## start

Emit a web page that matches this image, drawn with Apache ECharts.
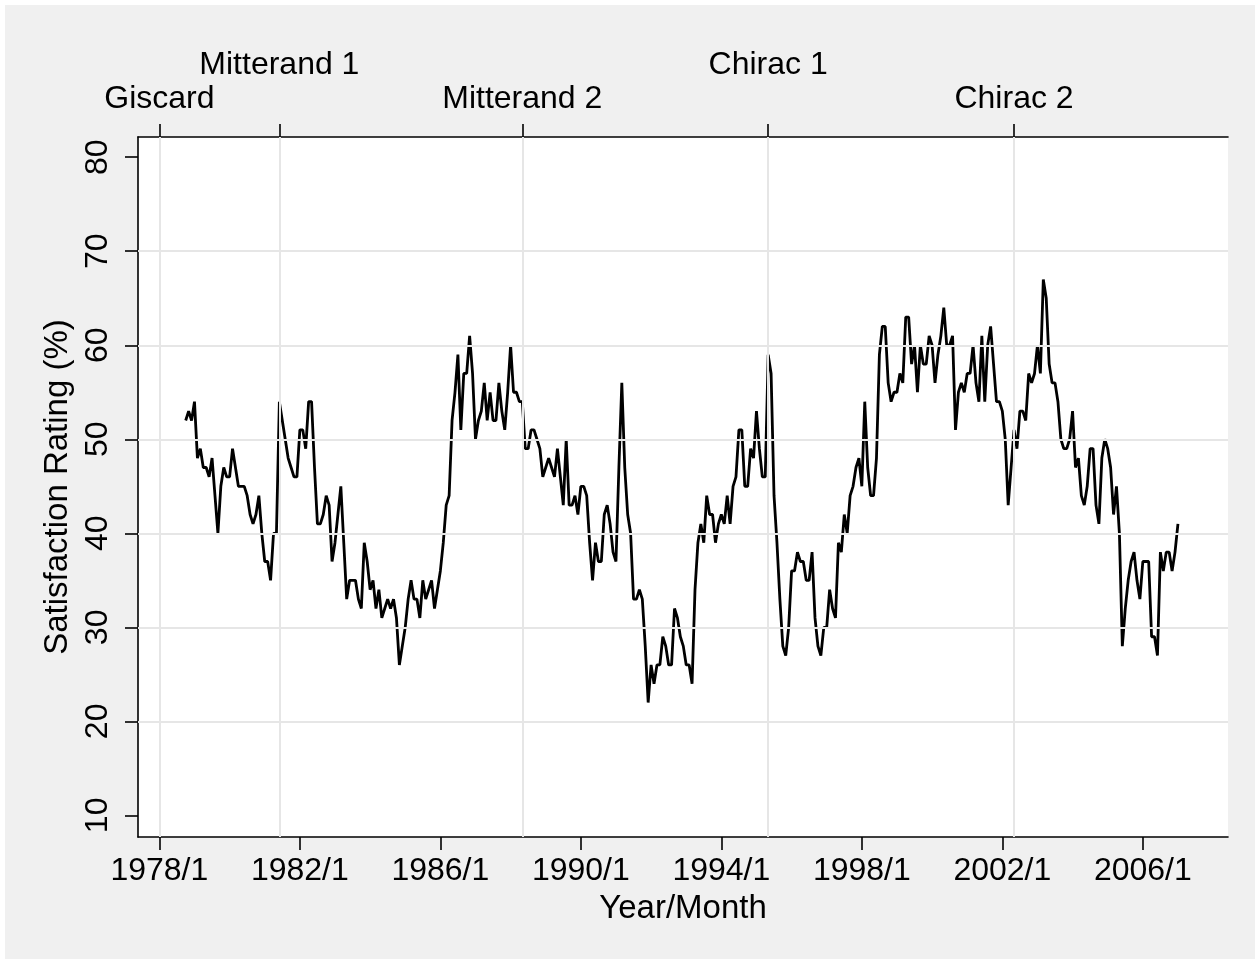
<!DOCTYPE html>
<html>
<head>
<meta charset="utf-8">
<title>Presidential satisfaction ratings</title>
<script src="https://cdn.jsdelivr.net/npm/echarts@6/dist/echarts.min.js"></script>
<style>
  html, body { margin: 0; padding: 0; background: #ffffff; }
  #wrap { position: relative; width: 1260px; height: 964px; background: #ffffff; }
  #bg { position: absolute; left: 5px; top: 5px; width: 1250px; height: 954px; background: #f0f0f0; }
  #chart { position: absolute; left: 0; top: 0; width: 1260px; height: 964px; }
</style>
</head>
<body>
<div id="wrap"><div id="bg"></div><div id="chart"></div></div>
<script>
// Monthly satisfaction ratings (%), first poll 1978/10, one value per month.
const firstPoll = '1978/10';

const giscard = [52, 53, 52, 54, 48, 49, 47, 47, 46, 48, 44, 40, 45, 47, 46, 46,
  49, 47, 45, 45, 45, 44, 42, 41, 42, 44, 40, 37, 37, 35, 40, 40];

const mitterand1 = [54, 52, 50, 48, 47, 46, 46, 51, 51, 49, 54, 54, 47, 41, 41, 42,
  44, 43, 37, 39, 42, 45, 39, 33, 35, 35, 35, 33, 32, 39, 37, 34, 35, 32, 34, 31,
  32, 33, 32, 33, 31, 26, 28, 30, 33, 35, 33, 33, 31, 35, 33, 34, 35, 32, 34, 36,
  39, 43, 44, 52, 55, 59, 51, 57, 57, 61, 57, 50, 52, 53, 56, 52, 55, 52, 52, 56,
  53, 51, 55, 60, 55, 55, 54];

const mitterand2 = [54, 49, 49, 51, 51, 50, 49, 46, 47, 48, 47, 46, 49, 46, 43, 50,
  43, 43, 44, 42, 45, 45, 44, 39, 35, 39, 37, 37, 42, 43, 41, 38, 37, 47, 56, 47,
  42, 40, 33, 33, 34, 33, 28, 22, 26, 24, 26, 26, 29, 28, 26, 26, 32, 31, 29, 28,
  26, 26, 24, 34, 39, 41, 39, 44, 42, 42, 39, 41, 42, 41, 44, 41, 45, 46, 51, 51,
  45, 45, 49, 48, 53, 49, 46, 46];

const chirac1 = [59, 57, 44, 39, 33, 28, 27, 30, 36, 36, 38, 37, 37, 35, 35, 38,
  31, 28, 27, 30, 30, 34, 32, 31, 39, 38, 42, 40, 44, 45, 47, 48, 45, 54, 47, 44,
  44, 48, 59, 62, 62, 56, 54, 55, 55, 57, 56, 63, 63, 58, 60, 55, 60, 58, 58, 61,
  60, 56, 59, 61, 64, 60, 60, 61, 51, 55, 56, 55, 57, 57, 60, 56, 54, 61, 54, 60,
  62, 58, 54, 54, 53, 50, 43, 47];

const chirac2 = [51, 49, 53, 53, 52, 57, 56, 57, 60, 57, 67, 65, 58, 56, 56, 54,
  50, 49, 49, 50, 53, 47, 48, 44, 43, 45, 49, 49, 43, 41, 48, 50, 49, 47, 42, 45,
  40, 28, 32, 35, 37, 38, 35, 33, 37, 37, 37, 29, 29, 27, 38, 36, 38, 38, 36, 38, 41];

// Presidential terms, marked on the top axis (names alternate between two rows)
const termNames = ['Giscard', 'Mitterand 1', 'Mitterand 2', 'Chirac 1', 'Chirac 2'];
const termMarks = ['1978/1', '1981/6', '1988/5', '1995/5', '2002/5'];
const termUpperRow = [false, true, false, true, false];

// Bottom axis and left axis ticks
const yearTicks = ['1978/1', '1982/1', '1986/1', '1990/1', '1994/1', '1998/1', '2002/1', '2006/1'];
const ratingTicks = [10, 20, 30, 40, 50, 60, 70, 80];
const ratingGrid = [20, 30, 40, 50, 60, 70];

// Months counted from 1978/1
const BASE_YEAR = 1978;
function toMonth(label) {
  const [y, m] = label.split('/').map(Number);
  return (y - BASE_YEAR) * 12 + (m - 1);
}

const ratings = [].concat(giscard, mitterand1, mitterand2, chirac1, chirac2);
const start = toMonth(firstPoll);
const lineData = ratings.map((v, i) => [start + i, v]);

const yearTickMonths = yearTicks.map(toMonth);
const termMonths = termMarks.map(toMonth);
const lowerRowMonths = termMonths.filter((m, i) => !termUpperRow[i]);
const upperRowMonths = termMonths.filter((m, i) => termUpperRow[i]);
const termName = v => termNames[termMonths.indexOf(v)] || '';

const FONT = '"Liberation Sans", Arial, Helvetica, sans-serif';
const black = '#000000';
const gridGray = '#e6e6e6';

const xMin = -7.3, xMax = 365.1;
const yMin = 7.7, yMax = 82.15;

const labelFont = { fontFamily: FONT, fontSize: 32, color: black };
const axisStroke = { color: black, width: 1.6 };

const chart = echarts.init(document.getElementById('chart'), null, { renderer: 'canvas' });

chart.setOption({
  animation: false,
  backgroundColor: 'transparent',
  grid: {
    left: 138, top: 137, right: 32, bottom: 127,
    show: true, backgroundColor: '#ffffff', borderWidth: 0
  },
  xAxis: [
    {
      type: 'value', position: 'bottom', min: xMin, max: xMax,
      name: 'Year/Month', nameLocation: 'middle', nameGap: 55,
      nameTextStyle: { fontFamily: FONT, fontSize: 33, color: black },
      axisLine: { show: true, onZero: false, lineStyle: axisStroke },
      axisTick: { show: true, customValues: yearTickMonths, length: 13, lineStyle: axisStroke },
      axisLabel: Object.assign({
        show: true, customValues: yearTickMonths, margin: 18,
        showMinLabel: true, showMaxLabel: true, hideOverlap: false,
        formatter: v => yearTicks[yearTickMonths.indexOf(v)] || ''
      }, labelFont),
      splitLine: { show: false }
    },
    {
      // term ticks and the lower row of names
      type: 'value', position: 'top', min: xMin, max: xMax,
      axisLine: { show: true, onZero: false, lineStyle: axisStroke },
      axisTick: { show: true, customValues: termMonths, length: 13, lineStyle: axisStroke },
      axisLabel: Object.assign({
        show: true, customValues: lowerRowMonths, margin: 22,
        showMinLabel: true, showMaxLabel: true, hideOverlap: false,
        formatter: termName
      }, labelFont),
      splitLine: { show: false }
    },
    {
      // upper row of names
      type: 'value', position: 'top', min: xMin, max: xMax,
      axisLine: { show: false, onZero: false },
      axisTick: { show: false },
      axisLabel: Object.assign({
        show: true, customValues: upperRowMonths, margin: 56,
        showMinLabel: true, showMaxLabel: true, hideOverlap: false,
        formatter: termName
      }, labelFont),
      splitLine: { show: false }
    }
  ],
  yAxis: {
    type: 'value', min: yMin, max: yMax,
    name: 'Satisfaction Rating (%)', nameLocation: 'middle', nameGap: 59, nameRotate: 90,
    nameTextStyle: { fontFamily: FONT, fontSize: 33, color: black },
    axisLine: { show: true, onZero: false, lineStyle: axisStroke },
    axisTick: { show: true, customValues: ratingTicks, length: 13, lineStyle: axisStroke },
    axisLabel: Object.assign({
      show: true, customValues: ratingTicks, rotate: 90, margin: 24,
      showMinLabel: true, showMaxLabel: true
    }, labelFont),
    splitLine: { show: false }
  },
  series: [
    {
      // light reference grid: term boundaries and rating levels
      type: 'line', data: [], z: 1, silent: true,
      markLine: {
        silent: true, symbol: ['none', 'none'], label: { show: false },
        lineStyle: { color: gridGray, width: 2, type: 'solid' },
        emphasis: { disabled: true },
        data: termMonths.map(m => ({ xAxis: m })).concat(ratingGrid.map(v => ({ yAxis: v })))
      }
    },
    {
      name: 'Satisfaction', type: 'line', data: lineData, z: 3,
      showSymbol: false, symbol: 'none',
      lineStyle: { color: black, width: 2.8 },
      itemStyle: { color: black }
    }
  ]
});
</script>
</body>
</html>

## end

To be done: Repeat, word for word and with no pictures, only the lines running from the beginning of the data to the line that contains "45, 45, 49, 48, 53, 49, 46, 46];".

Exercise response:
Emit a web page that matches this image, drawn with Apache ECharts.
<!DOCTYPE html>
<html>
<head>
<meta charset="utf-8">
<title>Presidential satisfaction ratings</title>
<script src="https://cdn.jsdelivr.net/npm/echarts@6/dist/echarts.min.js"></script>
<style>
  html, body { margin: 0; padding: 0; background: #ffffff; }
  #wrap { position: relative; width: 1260px; height: 964px; background: #ffffff; }
  #bg { position: absolute; left: 5px; top: 5px; width: 1250px; height: 954px; background: #f0f0f0; }
  #chart { position: absolute; left: 0; top: 0; width: 1260px; height: 964px; }
</style>
</head>
<body>
<div id="wrap"><div id="bg"></div><div id="chart"></div></div>
<script>
// Monthly satisfaction ratings (%), first poll 1978/10, one value per month.
const firstPoll = '1978/10';

const giscard = [52, 53, 52, 54, 48, 49, 47, 47, 46, 48, 44, 40, 45, 47, 46, 46,
  49, 47, 45, 45, 45, 44, 42, 41, 42, 44, 40, 37, 37, 35, 40, 40];

const mitterand1 = [54, 52, 50, 48, 47, 46, 46, 51, 51, 49, 54, 54, 47, 41, 41, 42,
  44, 43, 37, 39, 42, 45, 39, 33, 35, 35, 35, 33, 32, 39, 37, 34, 35, 32, 34, 31,
  32, 33, 32, 33, 31, 26, 28, 30, 33, 35, 33, 33, 31, 35, 33, 34, 35, 32, 34, 36,
  39, 43, 44, 52, 55, 59, 51, 57, 57, 61, 57, 50, 52, 53, 56, 52, 55, 52, 52, 56,
  53, 51, 55, 60, 55, 55, 54];

const mitterand2 = [54, 49, 49, 51, 51, 50, 49, 46, 47, 48, 47, 46, 49, 46, 43, 50,
  43, 43, 44, 42, 45, 45, 44, 39, 35, 39, 37, 37, 42, 43, 41, 38, 37, 47, 56, 47,
  42, 40, 33, 33, 34, 33, 28, 22, 26, 24, 26, 26, 29, 28, 26, 26, 32, 31, 29, 28,
  26, 26, 24, 34, 39, 41, 39, 44, 42, 42, 39, 41, 42, 41, 44, 41, 45, 46, 51, 51,
  45, 45, 49, 48, 53, 49, 46, 46];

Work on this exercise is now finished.